Supplied data
[start]

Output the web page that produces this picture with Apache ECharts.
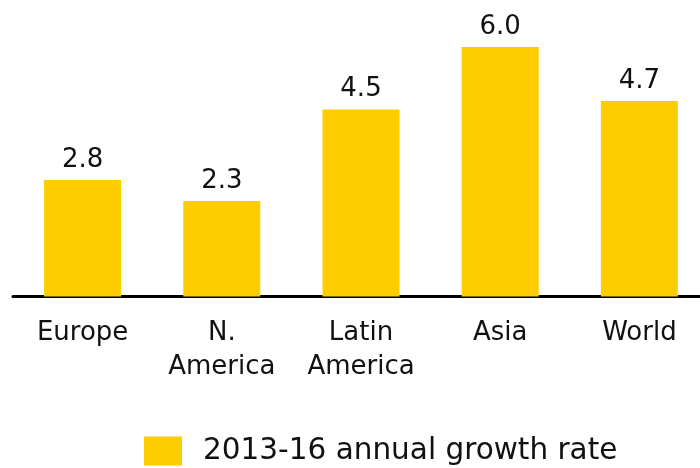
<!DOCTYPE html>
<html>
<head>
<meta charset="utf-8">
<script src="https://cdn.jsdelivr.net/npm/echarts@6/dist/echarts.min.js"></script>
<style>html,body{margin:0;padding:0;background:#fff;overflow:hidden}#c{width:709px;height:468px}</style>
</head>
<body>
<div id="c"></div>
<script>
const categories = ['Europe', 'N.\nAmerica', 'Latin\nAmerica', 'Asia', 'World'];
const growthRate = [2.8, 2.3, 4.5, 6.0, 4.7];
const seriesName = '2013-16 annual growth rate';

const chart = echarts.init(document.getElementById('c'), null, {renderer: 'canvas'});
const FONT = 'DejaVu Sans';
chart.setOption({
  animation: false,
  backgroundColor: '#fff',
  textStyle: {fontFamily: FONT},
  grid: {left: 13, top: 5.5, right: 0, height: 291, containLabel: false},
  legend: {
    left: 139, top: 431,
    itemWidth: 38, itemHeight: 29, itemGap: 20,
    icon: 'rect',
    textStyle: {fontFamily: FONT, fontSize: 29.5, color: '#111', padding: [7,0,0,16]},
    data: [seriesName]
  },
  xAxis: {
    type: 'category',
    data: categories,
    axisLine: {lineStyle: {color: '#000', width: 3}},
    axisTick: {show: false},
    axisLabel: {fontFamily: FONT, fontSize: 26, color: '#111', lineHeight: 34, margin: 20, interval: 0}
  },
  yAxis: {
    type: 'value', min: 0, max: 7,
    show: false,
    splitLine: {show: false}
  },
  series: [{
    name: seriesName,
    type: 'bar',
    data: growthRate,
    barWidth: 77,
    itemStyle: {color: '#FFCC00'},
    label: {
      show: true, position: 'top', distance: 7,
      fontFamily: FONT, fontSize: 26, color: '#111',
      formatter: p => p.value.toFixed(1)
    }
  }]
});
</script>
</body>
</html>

[end]

Task to carry out
Strip out the pictures and quote the remaining data word for word.

Result
Output the web page that produces this picture with Apache ECharts.
<!DOCTYPE html>
<html>
<head>
<meta charset="utf-8">
<script src="https://cdn.jsdelivr.net/npm/echarts@6/dist/echarts.min.js"></script>
<style>html,body{margin:0;padding:0;background:#fff;overflow:hidden}#c{width:709px;height:468px}</style>
</head>
<body>
<div id="c"></div>
<script>
const categories = ['Europe', 'N.\nAmerica', 'Latin\nAmerica', 'Asia', 'World'];
const growthRate = [2.8, 2.3, 4.5, 6.0, 4.7];
const seriesName = '2013-16 annual growth rate';

const chart = echarts.init(document.getElementById('c'), null, {renderer: 'canvas'});
const FONT = 'DejaVu Sans';
chart.setOption({
  animation: false,
  backgroundColor: '#fff',
  textStyle: {fontFamily: FONT},
  grid: {left: 13, top: 5.5, right: 0, height: 291, containLabel: false},
  legend: {
    left: 139, top: 431,
    itemWidth: 38, itemHeight: 29, itemGap: 20,
    icon: 'rect',
    textStyle: {fontFamily: FONT, fontSize: 29.5, color: '#111', padding: [7,0,0,16]},
    data: [seriesName]
  },
  xAxis: {
    type: 'category',
    data: categories,
    axisLine: {lineStyle: {color: '#000', width: 3}},
    axisTick: {show: false},
    axisLabel: {fontFamily: FONT, fontSize: 26, color: '#111', lineHeight: 34, margin: 20, interval: 0}
  },
  yAxis: {
    type: 'value', min: 0, max: 7,
    show: false,
    splitLine: {show: false}
  },
  series: [{
    name: seriesName,
    type: 'bar',
    data: growthRate,
    barWidth: 77,
    itemStyle: {color: '#FFCC00'},
    label: {
      show: true, position: 'top', distance: 7,
      fontFamily: FONT, fontSize: 26, color: '#111',
      formatter: p => p.value.toFixed(1)
    }
  }]
});
</script>
</body>
</html>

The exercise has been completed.